Глафира пожала плечами, взвела глаза к небу и, улыбнувшись, произнесла:
– Это прелестно!
– Это черт знает что, – возмутился незлобивый Грегуар, – я его могу отдать на счет какого-нибудь общества в частную лечебницу сумасшедших.
– Да это все совсем не потому-с, – вмешался Кишенский, – Алина Дмитриевна действительно больна, Алину Дмитриевну действительно лечат лучшие доктора в городе, и потом Алина Дмитриевна и без того много теряет.
– В муже? – пошутил Грегуар.
– Да-с; с его помешательством Алина Дмитриевна теряет на нем до тридцати тысяч рублей.
– Великий боже, да когда же у него были такие деньги?
– Я не знаю-с, но он должен по законным документам. Ведь вот он и за сестрин дом деньги взял, и их тоже, говорят, нет.

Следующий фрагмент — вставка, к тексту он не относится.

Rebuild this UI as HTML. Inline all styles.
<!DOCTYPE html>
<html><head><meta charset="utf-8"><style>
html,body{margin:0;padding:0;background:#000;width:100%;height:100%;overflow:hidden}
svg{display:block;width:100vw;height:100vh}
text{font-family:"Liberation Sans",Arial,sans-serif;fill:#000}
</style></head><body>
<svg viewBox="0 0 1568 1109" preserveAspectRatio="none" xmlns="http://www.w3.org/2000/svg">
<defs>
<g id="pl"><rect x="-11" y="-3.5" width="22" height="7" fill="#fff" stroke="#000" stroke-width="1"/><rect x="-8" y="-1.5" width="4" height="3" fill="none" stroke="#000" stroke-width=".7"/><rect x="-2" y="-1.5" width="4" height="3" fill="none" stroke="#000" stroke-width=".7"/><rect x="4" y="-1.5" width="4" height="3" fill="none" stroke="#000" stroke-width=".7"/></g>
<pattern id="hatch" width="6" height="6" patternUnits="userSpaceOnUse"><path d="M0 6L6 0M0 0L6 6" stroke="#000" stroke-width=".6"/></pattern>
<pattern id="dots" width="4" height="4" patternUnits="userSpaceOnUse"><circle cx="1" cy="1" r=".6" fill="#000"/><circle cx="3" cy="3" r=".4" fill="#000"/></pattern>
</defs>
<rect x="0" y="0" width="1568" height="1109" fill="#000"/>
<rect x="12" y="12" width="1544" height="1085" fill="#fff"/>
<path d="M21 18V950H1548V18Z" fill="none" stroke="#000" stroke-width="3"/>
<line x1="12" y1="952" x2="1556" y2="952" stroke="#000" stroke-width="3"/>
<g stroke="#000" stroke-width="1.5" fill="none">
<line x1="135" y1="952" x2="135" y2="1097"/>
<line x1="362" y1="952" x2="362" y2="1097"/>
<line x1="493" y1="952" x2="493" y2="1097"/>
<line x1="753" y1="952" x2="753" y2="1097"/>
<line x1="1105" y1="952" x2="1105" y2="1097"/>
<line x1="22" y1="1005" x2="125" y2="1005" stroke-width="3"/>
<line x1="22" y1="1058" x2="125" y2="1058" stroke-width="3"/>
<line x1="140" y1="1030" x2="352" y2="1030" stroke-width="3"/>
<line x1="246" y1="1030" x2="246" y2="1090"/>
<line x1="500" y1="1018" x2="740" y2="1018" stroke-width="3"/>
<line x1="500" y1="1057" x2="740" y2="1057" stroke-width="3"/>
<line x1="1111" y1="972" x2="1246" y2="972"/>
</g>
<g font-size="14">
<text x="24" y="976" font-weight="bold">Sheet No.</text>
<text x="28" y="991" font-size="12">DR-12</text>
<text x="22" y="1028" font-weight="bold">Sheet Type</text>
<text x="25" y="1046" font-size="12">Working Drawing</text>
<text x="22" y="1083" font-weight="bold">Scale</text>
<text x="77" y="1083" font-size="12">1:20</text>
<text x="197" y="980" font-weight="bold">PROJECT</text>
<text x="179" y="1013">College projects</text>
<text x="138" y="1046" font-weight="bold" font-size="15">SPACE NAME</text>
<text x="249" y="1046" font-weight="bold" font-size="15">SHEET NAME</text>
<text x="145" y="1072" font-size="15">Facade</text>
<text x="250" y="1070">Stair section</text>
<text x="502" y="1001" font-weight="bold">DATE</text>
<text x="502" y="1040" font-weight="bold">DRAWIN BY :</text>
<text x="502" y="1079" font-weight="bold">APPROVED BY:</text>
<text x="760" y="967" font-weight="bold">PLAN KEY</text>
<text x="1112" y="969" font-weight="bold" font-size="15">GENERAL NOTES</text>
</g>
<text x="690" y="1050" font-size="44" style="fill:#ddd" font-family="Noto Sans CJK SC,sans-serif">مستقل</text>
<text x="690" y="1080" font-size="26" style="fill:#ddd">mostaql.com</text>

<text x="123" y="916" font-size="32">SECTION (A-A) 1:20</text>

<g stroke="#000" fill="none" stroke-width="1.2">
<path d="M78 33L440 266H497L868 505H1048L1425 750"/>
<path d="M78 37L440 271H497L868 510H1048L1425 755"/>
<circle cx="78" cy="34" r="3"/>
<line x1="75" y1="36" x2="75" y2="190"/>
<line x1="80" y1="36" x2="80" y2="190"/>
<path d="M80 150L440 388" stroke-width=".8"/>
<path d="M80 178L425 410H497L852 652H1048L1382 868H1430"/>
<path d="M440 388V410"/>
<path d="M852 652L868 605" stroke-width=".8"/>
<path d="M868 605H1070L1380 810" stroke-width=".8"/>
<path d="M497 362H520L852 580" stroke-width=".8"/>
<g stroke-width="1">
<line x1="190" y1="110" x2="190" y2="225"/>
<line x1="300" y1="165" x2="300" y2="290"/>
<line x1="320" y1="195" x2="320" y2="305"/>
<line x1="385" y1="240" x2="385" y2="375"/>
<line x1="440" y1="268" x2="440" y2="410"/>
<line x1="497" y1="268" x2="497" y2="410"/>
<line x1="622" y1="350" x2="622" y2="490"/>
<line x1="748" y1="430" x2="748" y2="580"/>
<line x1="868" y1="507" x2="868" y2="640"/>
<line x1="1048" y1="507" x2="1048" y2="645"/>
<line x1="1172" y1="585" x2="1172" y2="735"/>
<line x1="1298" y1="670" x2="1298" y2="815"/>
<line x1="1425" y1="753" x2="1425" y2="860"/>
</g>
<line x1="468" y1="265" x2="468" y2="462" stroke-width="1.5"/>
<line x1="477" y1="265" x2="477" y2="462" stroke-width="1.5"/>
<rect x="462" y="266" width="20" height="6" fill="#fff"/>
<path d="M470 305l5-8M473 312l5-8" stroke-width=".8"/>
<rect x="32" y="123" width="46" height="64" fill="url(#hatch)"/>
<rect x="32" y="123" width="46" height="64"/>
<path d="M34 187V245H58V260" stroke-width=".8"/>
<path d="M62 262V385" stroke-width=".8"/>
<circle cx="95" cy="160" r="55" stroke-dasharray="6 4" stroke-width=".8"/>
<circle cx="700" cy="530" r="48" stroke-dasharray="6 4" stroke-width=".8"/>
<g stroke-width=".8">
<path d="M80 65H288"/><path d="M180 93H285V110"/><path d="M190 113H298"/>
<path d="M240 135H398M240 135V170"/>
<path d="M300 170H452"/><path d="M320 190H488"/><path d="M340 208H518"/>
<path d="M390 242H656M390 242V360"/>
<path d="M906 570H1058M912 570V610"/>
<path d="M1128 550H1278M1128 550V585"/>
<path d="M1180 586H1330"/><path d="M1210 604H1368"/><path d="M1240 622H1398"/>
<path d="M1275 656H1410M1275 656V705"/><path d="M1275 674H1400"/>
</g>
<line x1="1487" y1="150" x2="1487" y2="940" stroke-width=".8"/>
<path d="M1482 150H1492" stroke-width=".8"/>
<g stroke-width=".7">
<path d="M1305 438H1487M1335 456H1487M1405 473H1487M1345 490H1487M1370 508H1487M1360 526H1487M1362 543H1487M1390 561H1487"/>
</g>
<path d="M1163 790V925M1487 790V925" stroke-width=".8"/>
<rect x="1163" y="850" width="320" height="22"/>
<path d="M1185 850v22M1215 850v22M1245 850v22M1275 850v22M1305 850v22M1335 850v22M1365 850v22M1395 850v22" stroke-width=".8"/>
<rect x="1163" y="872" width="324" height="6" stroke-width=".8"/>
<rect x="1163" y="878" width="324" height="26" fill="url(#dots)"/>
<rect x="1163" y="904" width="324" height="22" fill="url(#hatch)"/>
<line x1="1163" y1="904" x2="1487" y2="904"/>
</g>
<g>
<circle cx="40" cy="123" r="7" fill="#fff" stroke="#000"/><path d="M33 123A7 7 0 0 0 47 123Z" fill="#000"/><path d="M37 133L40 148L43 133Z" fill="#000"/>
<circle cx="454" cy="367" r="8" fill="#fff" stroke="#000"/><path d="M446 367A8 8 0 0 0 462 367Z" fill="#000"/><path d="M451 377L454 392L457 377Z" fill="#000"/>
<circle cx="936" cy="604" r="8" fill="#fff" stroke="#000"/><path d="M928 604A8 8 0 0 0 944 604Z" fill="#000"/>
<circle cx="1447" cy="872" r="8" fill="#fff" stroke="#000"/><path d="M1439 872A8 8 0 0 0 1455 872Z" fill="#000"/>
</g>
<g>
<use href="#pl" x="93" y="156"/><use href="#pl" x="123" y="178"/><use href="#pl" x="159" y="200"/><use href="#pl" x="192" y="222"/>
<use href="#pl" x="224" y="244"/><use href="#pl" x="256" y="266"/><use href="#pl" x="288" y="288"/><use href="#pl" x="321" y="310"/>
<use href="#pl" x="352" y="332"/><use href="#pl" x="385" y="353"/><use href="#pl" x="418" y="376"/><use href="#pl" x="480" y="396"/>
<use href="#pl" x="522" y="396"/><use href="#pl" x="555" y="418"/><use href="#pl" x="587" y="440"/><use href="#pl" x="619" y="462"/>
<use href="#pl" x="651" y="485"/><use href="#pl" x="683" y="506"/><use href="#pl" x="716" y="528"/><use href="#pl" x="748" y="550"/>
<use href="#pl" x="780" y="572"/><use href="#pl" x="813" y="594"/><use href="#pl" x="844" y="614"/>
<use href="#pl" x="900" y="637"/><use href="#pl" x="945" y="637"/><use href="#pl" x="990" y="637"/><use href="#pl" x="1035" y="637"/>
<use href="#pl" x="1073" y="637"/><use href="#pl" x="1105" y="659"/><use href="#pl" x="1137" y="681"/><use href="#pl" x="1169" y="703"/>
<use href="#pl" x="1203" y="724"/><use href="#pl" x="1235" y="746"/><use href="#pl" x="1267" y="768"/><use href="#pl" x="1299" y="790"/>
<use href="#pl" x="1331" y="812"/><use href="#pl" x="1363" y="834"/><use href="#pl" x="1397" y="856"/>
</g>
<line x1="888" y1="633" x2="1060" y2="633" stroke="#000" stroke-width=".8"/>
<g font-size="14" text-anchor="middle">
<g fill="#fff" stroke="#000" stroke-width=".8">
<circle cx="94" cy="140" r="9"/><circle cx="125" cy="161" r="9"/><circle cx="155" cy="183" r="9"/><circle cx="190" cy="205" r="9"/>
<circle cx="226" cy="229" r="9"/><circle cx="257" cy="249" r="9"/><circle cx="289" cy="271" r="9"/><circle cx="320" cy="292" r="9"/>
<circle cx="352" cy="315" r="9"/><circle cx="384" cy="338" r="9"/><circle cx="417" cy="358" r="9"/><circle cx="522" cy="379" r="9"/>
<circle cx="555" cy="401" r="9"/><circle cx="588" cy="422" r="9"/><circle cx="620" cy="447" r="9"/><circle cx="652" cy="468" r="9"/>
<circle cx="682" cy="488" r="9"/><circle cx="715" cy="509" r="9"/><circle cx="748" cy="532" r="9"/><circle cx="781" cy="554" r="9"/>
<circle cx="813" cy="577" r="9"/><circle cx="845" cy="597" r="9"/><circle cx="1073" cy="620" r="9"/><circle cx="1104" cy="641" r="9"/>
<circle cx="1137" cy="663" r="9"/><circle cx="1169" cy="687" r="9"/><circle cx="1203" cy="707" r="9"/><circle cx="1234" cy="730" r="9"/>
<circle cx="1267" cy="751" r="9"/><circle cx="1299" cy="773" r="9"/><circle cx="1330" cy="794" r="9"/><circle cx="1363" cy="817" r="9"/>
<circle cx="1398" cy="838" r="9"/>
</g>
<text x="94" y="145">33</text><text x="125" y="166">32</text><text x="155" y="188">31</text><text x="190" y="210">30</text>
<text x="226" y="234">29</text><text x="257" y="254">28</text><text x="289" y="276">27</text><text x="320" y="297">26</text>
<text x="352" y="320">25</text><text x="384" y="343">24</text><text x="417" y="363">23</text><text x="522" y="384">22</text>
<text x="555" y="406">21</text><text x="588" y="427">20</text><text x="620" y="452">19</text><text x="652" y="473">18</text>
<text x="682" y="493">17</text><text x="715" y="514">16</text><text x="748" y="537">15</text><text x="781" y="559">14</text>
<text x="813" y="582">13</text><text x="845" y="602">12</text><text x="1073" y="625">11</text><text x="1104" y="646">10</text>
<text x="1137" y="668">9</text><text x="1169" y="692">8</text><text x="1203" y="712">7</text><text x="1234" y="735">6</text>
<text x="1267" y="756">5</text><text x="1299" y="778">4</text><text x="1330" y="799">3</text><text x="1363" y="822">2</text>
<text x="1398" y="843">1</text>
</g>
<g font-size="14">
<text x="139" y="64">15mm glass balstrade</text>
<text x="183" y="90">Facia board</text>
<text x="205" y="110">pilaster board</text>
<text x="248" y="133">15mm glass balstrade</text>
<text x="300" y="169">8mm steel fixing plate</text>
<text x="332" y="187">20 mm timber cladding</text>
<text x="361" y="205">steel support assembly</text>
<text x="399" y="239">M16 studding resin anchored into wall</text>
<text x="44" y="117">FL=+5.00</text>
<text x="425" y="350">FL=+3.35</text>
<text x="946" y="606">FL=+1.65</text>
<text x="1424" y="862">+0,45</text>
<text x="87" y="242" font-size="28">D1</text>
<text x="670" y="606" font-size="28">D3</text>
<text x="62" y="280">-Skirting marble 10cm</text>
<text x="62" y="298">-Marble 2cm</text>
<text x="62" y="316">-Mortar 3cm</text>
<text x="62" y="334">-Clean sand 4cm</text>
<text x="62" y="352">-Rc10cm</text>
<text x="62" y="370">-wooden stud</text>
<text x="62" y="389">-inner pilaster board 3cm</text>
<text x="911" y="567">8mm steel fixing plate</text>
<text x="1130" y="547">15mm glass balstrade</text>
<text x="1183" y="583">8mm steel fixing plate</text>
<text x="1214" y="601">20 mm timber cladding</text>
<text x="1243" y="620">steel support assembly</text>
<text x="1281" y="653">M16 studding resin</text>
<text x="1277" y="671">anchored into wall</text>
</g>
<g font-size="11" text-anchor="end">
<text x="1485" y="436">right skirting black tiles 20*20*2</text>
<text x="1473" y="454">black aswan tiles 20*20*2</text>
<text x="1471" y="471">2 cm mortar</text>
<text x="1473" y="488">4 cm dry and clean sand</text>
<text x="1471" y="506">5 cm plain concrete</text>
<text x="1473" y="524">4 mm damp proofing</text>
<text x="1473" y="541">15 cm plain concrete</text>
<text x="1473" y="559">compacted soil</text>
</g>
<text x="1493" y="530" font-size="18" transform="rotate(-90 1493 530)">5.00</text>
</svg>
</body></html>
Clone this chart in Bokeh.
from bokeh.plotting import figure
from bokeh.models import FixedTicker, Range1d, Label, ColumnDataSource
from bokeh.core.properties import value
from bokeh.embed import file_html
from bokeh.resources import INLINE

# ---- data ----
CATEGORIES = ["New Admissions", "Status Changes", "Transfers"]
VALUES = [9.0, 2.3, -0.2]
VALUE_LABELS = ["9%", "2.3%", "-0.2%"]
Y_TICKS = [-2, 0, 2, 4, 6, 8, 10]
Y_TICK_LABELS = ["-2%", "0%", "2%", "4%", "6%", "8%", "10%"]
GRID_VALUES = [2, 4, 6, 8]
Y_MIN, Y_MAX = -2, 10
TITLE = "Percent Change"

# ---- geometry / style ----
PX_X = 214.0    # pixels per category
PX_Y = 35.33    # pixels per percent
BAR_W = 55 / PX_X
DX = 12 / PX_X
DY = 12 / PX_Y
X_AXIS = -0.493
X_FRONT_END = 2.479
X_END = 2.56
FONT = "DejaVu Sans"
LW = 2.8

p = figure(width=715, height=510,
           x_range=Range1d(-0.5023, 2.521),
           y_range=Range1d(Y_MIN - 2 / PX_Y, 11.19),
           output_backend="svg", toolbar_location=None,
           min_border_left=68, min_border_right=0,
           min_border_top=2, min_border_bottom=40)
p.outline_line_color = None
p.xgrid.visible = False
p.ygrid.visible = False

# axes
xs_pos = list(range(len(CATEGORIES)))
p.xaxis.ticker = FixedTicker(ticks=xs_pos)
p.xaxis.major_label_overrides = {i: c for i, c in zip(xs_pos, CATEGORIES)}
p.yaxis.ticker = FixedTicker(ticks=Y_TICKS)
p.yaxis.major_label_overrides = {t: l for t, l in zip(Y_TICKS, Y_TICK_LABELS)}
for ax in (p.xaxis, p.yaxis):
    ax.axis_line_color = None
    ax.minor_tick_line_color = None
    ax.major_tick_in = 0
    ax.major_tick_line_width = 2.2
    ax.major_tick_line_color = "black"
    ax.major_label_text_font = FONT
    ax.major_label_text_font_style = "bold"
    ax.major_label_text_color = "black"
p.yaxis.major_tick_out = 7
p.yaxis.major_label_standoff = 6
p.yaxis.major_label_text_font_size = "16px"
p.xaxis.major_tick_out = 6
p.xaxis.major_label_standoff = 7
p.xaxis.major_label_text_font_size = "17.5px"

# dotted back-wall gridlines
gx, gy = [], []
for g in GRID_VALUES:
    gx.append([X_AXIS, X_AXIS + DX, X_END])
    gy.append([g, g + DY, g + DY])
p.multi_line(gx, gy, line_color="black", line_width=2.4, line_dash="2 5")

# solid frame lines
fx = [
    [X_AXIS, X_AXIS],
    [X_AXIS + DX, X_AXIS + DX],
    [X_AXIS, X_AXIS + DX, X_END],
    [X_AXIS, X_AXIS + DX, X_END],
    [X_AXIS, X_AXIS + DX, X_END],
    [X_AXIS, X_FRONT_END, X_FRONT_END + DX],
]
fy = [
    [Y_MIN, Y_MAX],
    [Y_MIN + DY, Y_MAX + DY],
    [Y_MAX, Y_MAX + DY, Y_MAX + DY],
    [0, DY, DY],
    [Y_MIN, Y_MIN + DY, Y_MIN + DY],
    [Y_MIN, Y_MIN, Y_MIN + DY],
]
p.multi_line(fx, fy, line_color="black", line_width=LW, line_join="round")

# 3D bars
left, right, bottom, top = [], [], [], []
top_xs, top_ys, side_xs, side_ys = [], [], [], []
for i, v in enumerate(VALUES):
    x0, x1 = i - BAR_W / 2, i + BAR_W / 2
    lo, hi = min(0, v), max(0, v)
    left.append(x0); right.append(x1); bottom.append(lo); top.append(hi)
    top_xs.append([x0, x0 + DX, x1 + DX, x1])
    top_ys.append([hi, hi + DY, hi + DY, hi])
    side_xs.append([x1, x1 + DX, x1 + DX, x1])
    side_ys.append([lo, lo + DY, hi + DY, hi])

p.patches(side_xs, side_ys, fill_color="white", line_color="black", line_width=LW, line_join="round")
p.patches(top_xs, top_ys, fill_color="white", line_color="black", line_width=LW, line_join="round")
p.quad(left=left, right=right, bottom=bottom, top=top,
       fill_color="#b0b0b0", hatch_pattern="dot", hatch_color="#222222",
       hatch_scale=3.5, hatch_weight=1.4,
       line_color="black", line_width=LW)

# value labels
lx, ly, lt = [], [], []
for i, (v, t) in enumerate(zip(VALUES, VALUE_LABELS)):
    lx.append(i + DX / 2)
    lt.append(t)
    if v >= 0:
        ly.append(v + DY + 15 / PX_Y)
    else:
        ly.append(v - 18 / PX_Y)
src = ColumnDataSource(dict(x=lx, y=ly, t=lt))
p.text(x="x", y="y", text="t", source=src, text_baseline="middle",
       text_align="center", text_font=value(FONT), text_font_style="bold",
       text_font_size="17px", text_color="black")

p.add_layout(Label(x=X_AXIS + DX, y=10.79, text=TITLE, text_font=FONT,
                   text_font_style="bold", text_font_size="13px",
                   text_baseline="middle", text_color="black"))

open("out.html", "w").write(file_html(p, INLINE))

Глафира встала и, окинув презрительным взглядом Кишенского, проговорила:
– Но вы, может быть, еще напрасно тужите, может быть он еще излечим, и, наконец, может быть он даже совсем не сумасшедший.
С этим она вышла и, пройдя через несколько комнат к двери Ропшина, тронулась за замочную ручку, но замок был заперт.
– Отопритесь, Жозеф, – позвала она.
– Извините, я этого не могу, – отвечал Висленев.
– Но я вам принесла радость.
– Ни за что на свете не могу.
– Вы свободны, поймите вы: я говорю вам – вы свободны.
– Нет-с и не говорите лучше, ни за что на свете!
– Отопрись, болван, – прошипел внушительно подошедший к ним в эту минуту Горданов.
– Ты сам болван и скотина, – азартно отозвался Жозеф.
– Нате же читайте, несчастный, – молвила Глафира и подсунула в щель под дверь полученное ею письмо Алины.
И не прошло минуты, как за запертою дверью послышался неистовый визг; ключ повернулся в замке, дверь с шумом распахнулась; Иосаф Висленев вылетел из нее кубарем, смеясь и кривляясь, через все комнаты пред изумленными глазами Бодростина, Грегуара, Ропшина и Кишенского.
Ни при каких уговорах он не мог бы поступить с таким рассчитанным тактом: лучшего доказательства его сумасшествия уж было не нужно.
Кишенский посмотрел на него и, когда растрепанный Висленев остановился, подумал, как бы он его с сумасшедших глаз чем не хватил.
– Ну так владейте же им сами, – сказал он, юркнул и исчез за дверью.